Jewish life needs to be allowed to step out of the shadows.

Since 2015, the number of antisemitic crimes recorded has risen by about a third, to 2,350. But victims only report around 20% of cases. Some choose not to because they've had bad experiences with the police, others because they're afraid of the perpetrators, and still others because they just want to put it behind them. Victims clearly hold out little hope of useful reaction from the state – so crimes go unreported.

And the reality of Jewish life in Germany is a dark one. Sociologists say that Jewish children are living out their "identity under siege." What impact does it have on them when they can only go to nursery under police protection? Or when they hear Holocaust jokes at school?

Germany needs to take its antisemitism seriously

This shows that the country of commemorative services and "stumbling blocks" placed in sidewalks as a memorial to victims of the Nazis has lost its moral compass. To make it point true north again, antisemitism needs to be documented from the perspective of those affected, making it visible to the non-Jewish population. And Jewish life needs to be allowed to step out of the shadows.

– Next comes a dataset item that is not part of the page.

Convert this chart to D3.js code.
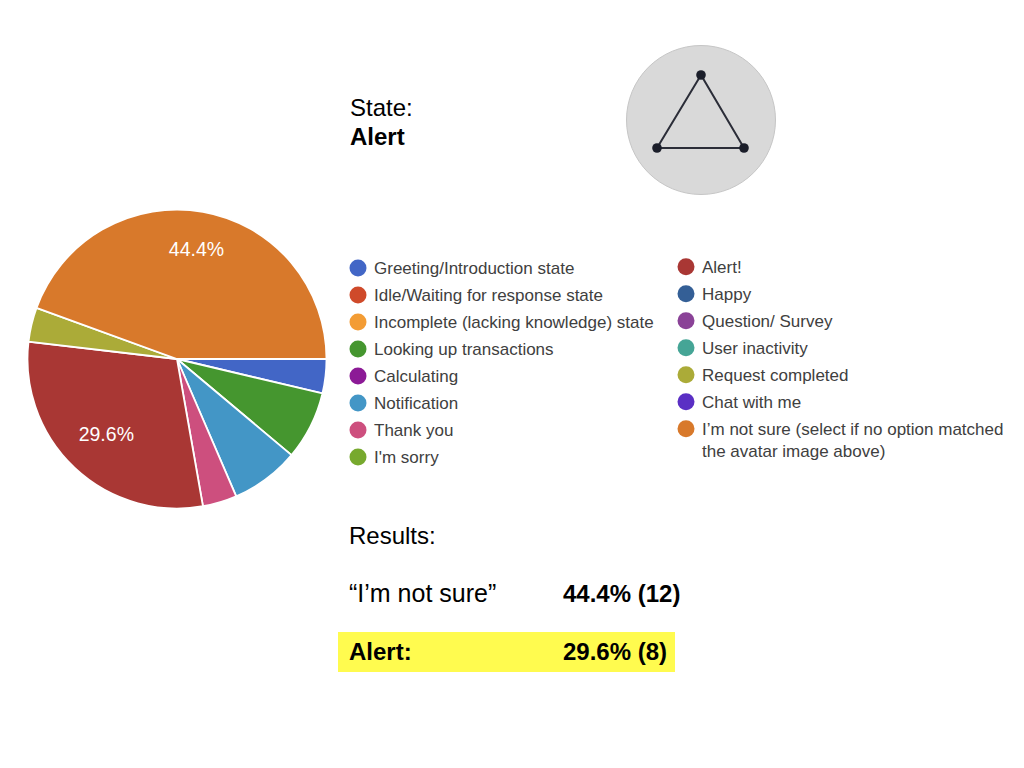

That is the first thing. The second is that we need to talk about specifically German forms of antisemitism. For example, the fact that in no other EU country are Jewish people so often confronted about the Israeli government's policies (according to a survey, 41% of German Jews have experienced this, while the EU average is 28%). Projecting the old antisemitism onto the state of Israel offers people a more comfortable target for their arguments.

Our society needs to have more conversations about antisemitism. The test of German democracy, as McCloy called it, starts with taking these concerns seriously and talking about them. We need to have these conversations because it affects all of us. It's about saving our democracy. Before it's too late.